It’s been long known that the romance genre for women’s fiction has long been dominated by pornographic books masquerading as reasonable content. However, now, Men’s Adventure Fiction has been taken over by similar pornography in recent months, and readers are eating it up.
A large part of the trend in bookstores to have bland, non-descript covers for fantasy books is because of the romantasy elements taking over the genre. Authors like Rebecca Yarros and Sarah J. Maas dominate the top of “fantasy” book-selling charts, but their books are glorified romance novels in a fantasy setting that delve into the realm of written pornography.
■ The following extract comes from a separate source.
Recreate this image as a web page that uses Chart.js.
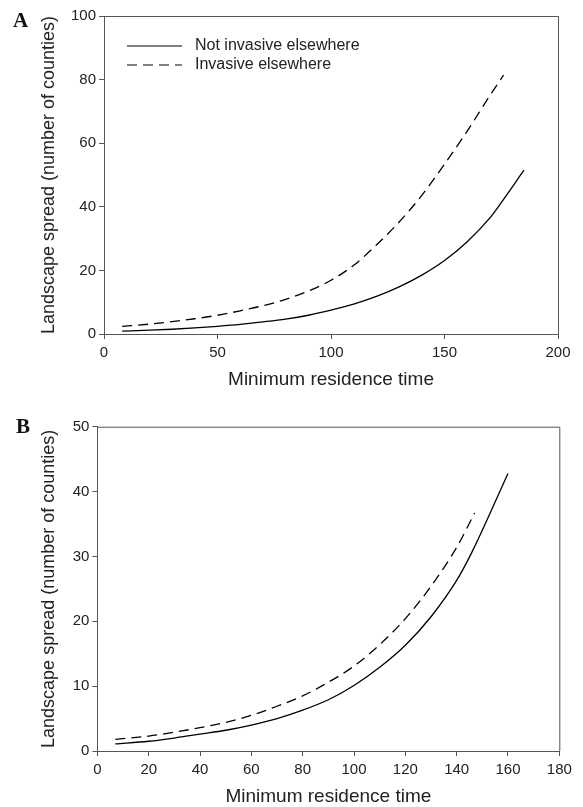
<!DOCTYPE html>
<html>
<head>
<meta charset="utf-8">
<script src="https://cdn.jsdelivr.net/npm/chart.js@4.4.1/dist/chart.umd.min.js"></script>
<style>
  body { margin: 0; background: #fff; width: 583px; height: 807px; overflow: hidden; position: relative; }
  canvas { position: absolute; left: 0; }
</style>
</head>
<body>
<canvas id="chartA" width="583" height="400" style="top:0"></canvas>
<canvas id="chartB" width="583" height="400" style="top:407px"></canvas>
<script>
// Panel A values
const aNotX = [8, 20, 30, 40, 50, 60, 70, 80, 90, 100, 110, 120, 130, 140, 150, 160, 170, 175, 185];
const aNotY = [0.9, 1.2, 1.5, 1.9, 2.4, 3.0, 3.8, 4.7, 5.9, 7.5, 9.4, 11.8, 14.8, 18.5, 23.1, 29.0, 36.5, 41.3, 51.5];
const aInvX = [8, 20, 30, 40, 50, 60, 70, 80, 90, 100, 110, 120, 130, 140, 150, 160, 170, 176];
const aInvY = [2.4, 3.1, 3.9, 4.8, 5.9, 7.3, 8.9, 10.9, 13.5, 16.9, 21.6, 28.0, 35.2, 43.6, 53.4, 63.8, 75.0, 81.4];

// Panel B values
const bNotX = [7, 20, 30, 40, 50, 60, 70, 80, 90, 100, 110, 120, 130, 140, 146, 160];
const bNotY = [1.1, 1.5, 2.0, 2.6, 3.2, 4.0, 5.0, 6.3, 7.9, 10.1, 12.9, 16.3, 20.7, 26.3, 30.7, 42.8];
const bInvX = [7, 20, 30, 40, 50, 60, 70, 80, 90, 100, 110, 120, 130, 140, 147];
const bInvY = [1.8, 2.3, 2.9, 3.6, 4.4, 5.5, 6.9, 8.5, 10.6, 13.1, 16.4, 20.4, 25.4, 31.4, 36.7];

const seriesLabels = ['Not invasive elsewhere', 'Invasive elsewhere'];
const xTitle = 'Minimum residence time';
const yTitle = 'Landscape spread (number of counties)';

const sans = '"Liberation Sans", Arial, sans-serif';
const axisColor = '#555';
const textColor = '#222';

function pts(xs, ys) {
  return xs.map((x, i) => ({ x: x, y: ys[i] }));
}

// draws the box top/right edges, the panel letter and (optionally) the legend
const framePlugin = {
  id: 'frame',
  afterDraw(chart, args, opts) {
    const ctx = chart.ctx;
    const a = chart.chartArea;
    ctx.save();
    ctx.strokeStyle = axisColor;
    ctx.lineWidth = 1;
    ctx.beginPath();
    ctx.moveTo(a.left, a.top + 0.5);
    ctx.lineTo(a.right + 0.5, a.top + 0.5);
    ctx.lineTo(a.right + 0.5, a.bottom);
    ctx.stroke();

    ctx.fillStyle = '#111';
    ctx.font = 'bold 21px "Liberation Serif", serif';
    ctx.textBaseline = 'alphabetic';
    ctx.fillText(opts.letter, opts.letterX, opts.letterY);

    if (opts.legend) {
      ctx.font = '16px ' + sans;
      ctx.textBaseline = 'middle';
      chart.data.datasets.forEach((ds, i) => {
        const y = a.top + 30 + i * 19;
        ctx.strokeStyle = '#000';
        ctx.lineWidth = 1.2;
        ctx.setLineDash(ds.borderDash || []);
        ctx.beginPath();
        ctx.moveTo(a.left + 23, y);
        ctx.lineTo(a.left + 78, y);
        ctx.stroke();
        ctx.setLineDash([]);
        ctx.fillStyle = textColor;
        ctx.fillText(ds.label, a.left + 91, y);
      });
    }
    ctx.restore();
  }
};

function makeChart(id, cfg) {
  return new Chart(document.getElementById(id), {
    type: 'line',
    data: {
      datasets: [{
        label: seriesLabels[0],
        data: pts(cfg.notX, cfg.notY),
        borderColor: '#000',
        borderWidth: 1.3,
        pointRadius: 0,
        cubicInterpolationMode: 'monotone',
        fill: false
      }, {
        label: seriesLabels[1],
        data: pts(cfg.invX, cfg.invY),
        borderColor: '#000',
        borderWidth: 1.3,
        borderDash: [10, 6],
        pointRadius: 0,
        cubicInterpolationMode: 'monotone',
        fill: false
      }]
    },
    options: {
      responsive: false,
      animation: false,
      devicePixelRatio: 1,
      layout: { padding: { left: 0, right: cfg.padRight, top: cfg.padTop, bottom: 0 } },
      plugins: {
        legend: { display: false },
        tooltip: { enabled: false },
        frame: { letter: cfg.letter, letterX: cfg.letterX, letterY: cfg.letterY, legend: cfg.legend }
      },
      scales: {
        x: {
          type: 'linear',
          min: 0,
          max: cfg.xMax,
          ticks: { stepSize: cfg.xStep, color: textColor, font: { size: 15, family: sans }, padding: 5, maxRotation: 0 },
          grid: { drawOnChartArea: false, drawTicks: true, tickLength: 5, color: axisColor },
          border: { color: axisColor, width: 1 },
          title: { display: true, text: xTitle, color: textColor, font: { size: 19, family: sans, lineHeight: 1 }, padding: { top: 0, bottom: cfg.xTitlePad } },
          afterFit: s => { s.height = cfg.xHeight; }
        },
        y: {
          min: 0,
          max: cfg.yMax,
          ticks: { stepSize: cfg.yStep, color: textColor, font: { size: 15, family: sans }, padding: 3 },
          grid: { drawOnChartArea: false, drawTicks: true, tickLength: 5, color: axisColor },
          border: { color: axisColor, width: 1 },
          title: { display: true, text: yTitle, color: textColor, font: { size: 18, family: sans, lineHeight: 1 }, padding: { top: 40, bottom: 0 } },
          afterFit: s => { s.width = cfg.yWidth; }
        }
      }
    },
    plugins: [framePlugin]
  });
}

makeChart('chartA', {
  notX: aNotX, notY: aNotY, invX: aInvX, invY: aInvY,
  xMax: 200, xStep: 50, yMax: 100, yStep: 20,
  padRight: 25, padTop: 16, yWidth: 104, xHeight: 66, xTitlePad: 10.5,
  letter: 'A', letterX: 13, letterY: 27, legend: true
});

makeChart('chartB', {
  notX: bNotX, notY: bNotY, invX: bInvX, invY: bInvY,
  xMax: 180, xStep: 20, yMax: 50, yStep: 10,
  padRight: 23.7, padTop: 19.7, yWidth: 97.4, xHeight: 56, xTitlePad: 0.5,
  letter: 'B', letterX: 16, letterY: 433 - 407, legend: false
});
</script>
</body>
</html>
These authors capitalized off of a trend that’s been happening on Amazon for over a decade, bordering on the absurd, where fetish-themed books have taken over. A favorite in these genres is taking werewolves or vampires and turning them into sexy tropes with half-naked men on the cover for the authors to sell to a porn-addicted female audience.
For a long time, it seemed like men’s fiction simply disappeared while these took hold of genres, but over the last year, a category called Men’s Adventure Fiction” has been slowly replaced with AI art covers of half-naked women, often supernatural-themed like elves, demons, or witches, where the storylines are basically men’s harem romance where a male protagonist accumulates a subservient group of young girls to fornicate with.
Looking at the Men’s Adventure Fiction category, nine of the top ten of these books are dominated by these types of storylines, including series like Trailer Park Elves, putting covers of tattoed elf women baring their midriffs in front of a trailer park, described as a “hilarious LitRPG” even though it’s pretty obvious what the content is inside.
Horns and Hugs is another one of these, and its genre is more obvious since the cover describes itself as “a yandere succubus romance for men.” All of the books by Logan Stone offer some variation on this theme, such as a vampire woman or a catgirl, with similar AI art used for the cover.
This is a disturbing trend as when one thinks of men’s adventure fiction, it harkens back to works like Louis L’amour, the famous Western writer, or Edgar Rice Burroughs, who wrote incredible science fiction and fantasy with John Carter and Tarzan. Unfortunately, it looks like the top sellers aren’t actually adventure fiction anymore.
A side-effect of this is that authors who actually write in the genre don’t get seen on the searches as easily. Robert Peecher is a modern Western writer who’s had success on Amazon, and these books flood the top of the charts, hurting the discoverability of the books that should be seen in the genre,
like his Blood On The Mountain.
Amazon never seems to do much about these out-of-genre books dominating charts as it’s occurred with romantasy taking over fantasy, as well as LitRPGs taking over a lot of the science fiction categories without much action being taken.
Peecher told Fandom Pulse, “I market both my westerns and my crime fiction under Men's Adventure Fiction, and it is a little jarring to look through the top 100 bestsellers of Men's Adventure Fiction and feel like I'm browsing the magazine racks in some kind of elvish porn store.”
He continued, “I don't begrudge other authors for marketing their books in a way that’s successful for them. But when I see ‘Trailer Park Elves’ and ‘Renegade Ravager’ alongside a James Patterson thriller or Kyla Stone post-apoc novel or one of my westerns, I can’t help but feel like someone’s novels are out of place.”
He concluded, “I’ve seen a lot of categories on Amazon taken over by misplaced books, and that’s always frustrating. It means I have to remove books that are rightfully in a category and find a new home for them because my books just don’t belong with a wall of AI-generated elves thrusting half-exposed breasts at the reader.”
As long as pornography is allowed to be a part of the ecosystem, it impacts not just the men’s adventure fiction genre but others as well. Amazon’s inability to do anything about it has long been a problem for the site, but now it’s bleeding over to men’s fiction as well.